No caso da mobilidade e dos transportes o nosso país pode estar numa posição única: o CEiiA e a Veniam são disso exemplo; enquanto o primeiro está a desenvolver projetos a nível europeu, a segunda está cotada como uma das startups mais promissoras de todo o mundo.

E há mais neste ‘Portugal da mobilidade’. “Sendo Portugal um território de relativamente pequena dimensão, é possível perspetivar o país como um mercado modelo para novas soluções que possam ser testadas e implementadas localmente e exportadas para os mercados globais”, considera Luís Reis, do centro de investigação CEiiA.

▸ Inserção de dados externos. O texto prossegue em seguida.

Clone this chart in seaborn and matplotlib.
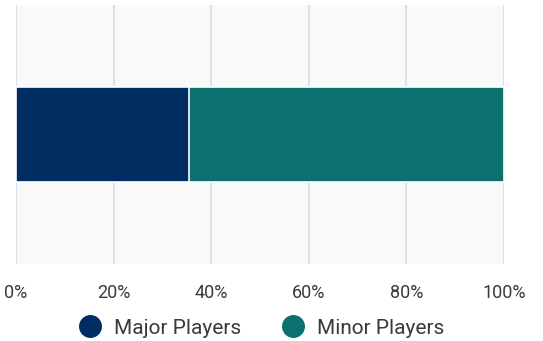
import matplotlib
matplotlib.use("Agg")
import matplotlib.pyplot as plt
from matplotlib.lines import Line2D
import seaborn as sns
import pandas as pd

# Market share split (percent)
segments = ["Major Players", "Minor Players"]
shares = [35.5, 64.5]
colors = ["#002d62", "#0b706e"]
tick_values = [0, 20, 40, 60, 80, 100]
tick_labels = ["0%", "20%", "40%", "60%", "80%", "100%"]

sns.set_theme(style="white")
plt.rcParams["font.family"] = ["Roboto", "DejaVu Sans"]

fig = plt.figure(figsize=(5.43, 3.41), dpi=100)
ax = fig.add_axes([16 / 543, 1 - 264 / 341, 488 / 543, 259 / 341])
ax.set_facecolor("#f9f9f9")

# Stacked horizontal bar: draw cumulative totals back to front
cumulative = pd.Series(shares).cumsum().tolist()
for seg, total, col in reversed(list(zip(segments, cumulative, colors))):
    df = pd.DataFrame({"share": [total], "row": [""]})
    sns.barplot(data=df, x="share", y="row", orient="h", color=col,
                saturation=1, width=0.37, edgecolor="white", linewidth=1.2,
                ax=ax, zorder=3)

ax.set_xlim(0, 100)
ax.set_ylim(0.5, -0.5)
ax.set_xticks(tick_values)
ax.set_xticklabels(tick_labels, fontsize=13, color="#3a3a3a")
ax.set_yticks([])
ax.set_xlabel("")
ax.set_ylabel("")
ax.tick_params(axis="x", length=0, pad=14.5)
ax.grid(axis="x", color="#dcdfec", linewidth=1.5, zorder=0)
ax.set_axisbelow(True)
for s in ax.spines.values():
    s.set_visible(False)

handles = [Line2D([0], [0], marker="o", linestyle="", markersize=15.5,
                  markerfacecolor=c, markeredgecolor=c, label=s)
           for s, c in zip(segments, colors)]
fig.legend(handles=handles, loc="center", bbox_to_anchor=(261 / 543, 1 - 328 / 341),
           ncol=2, frameon=False, fontsize=15, handlelength=1.2,
           handletextpad=0.55, columnspacing=1.9, labelcolor="#3a3a3a",
           borderpad=0, borderaxespad=0)

fig.savefig("out.png", dpi=100)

Fica um exemplo em concreto: “Uma área em que Portugal se pode destacar é na criação de locais para teste de novos serviços de transporte on-demand com base em veículos autónomos. Começamos a ter indícios muito fortes que esse tipo de serviços e tecnologias irão dominar a mobilidade urbana no futuro. A Europa está muito atrasada em relação aos Estados Unidos e à Asia. Portugal pode fazer a diferença com uma aposta clara nesse sector”, defendo o CEO da Veniam sobre este tema.

E se o segredo é a alma do negócio, os portugueses podem ser os grandes catalisadores desta aposta no país. “Uma característica importante que temos observado nos utilizadores portugueses é a sua abertura para abraçar novas tecnologias - isto reflete-se em taxas de crescimento elevadas de utilizadores ativos, e de número médio de viagens por cada utilizador na plataforma da Uber em Lisboa e no Porto”, exemplifica Rui Bento.

“Dada esta afinidade tecnológica, vemos em Portugal um mercado extremamente interessante para testar e lançar produtos que poderão eventualmente ser exportados para contextos internacionais”.

Mas há ainda trabalho para ser feito. Se no caso dos serviços de transporte como a Uber é necessária legislação que permita enquadrar estes negócios disruptivos, a existência de uma estratégia bem delineada será obrigatório para ter um sector de mobilidade de gabarito.

João Barros detalha bem este ponto específico. “Em primeiro lugar, é preciso definir os modelos de governo e de negócio dos transportes públicos. Estes devem ser estáveis, de forma a que seja possível fazer apostas estratégicas de médio-longo prazo. Em segundo lugar, vale a pena identificar fontes de financiamento alternativas, nomeadamente programas europeus e receitas de publicidade digital e dados, e canalizar estas receitas adicionais para investimentos em novas tecnologias e serviços, nomeadamente de veículos on-demand e partilhados. O governo central fará bem em confiar mais nas autarquias para a gestão da mobilidade urbana de forma integrada, até porque as questões dos transportes afetam diretamente o planeamento e ordenamento do território”.

Tudo a andar sobre rodas

Claro que muitos destes conceitos vão demorar a chegar ao mercado e vão demorar ainda mais a estarem acessíveis à maioria da população. Mas este é claramente um olhar para o futuro, com base em premissas fortes e não em ‘achamentos’.

Talvez o futuro seja isto mesmo: você a preparar o dia de trabalho num carro elétrico de condução autónoma que passa por estradas muito menos apinhadas de veículos, mas com passeios mais cheios de pessoas. E conseguiu este carro apenas recorrendo ao telemóvel, a mesma ‘chave’ de entrada para autocarros, comboios, barcos e quem sabe aviões. A vida nas cidades, sobretudo nas grandes cidades, pode melhorar, mas a questão da mobilidade será importante para todas as localidades, grandes e pequenas.

Em povoações de menor dimensão os transportes públicos talvez serão os maiores motores de mobilidade, comunicando todos entre si para que não tenha de esperar 40 minutos ao frio sem saber se o autocarro ainda vem ou se acabou de passar.

A tecnologia serve para resolver desafios e o da mobilidade é muito interessante. Se forem tomadas as melhores opções, muitas das ‘boas respostas’ podem sair de Portugal para o mundo.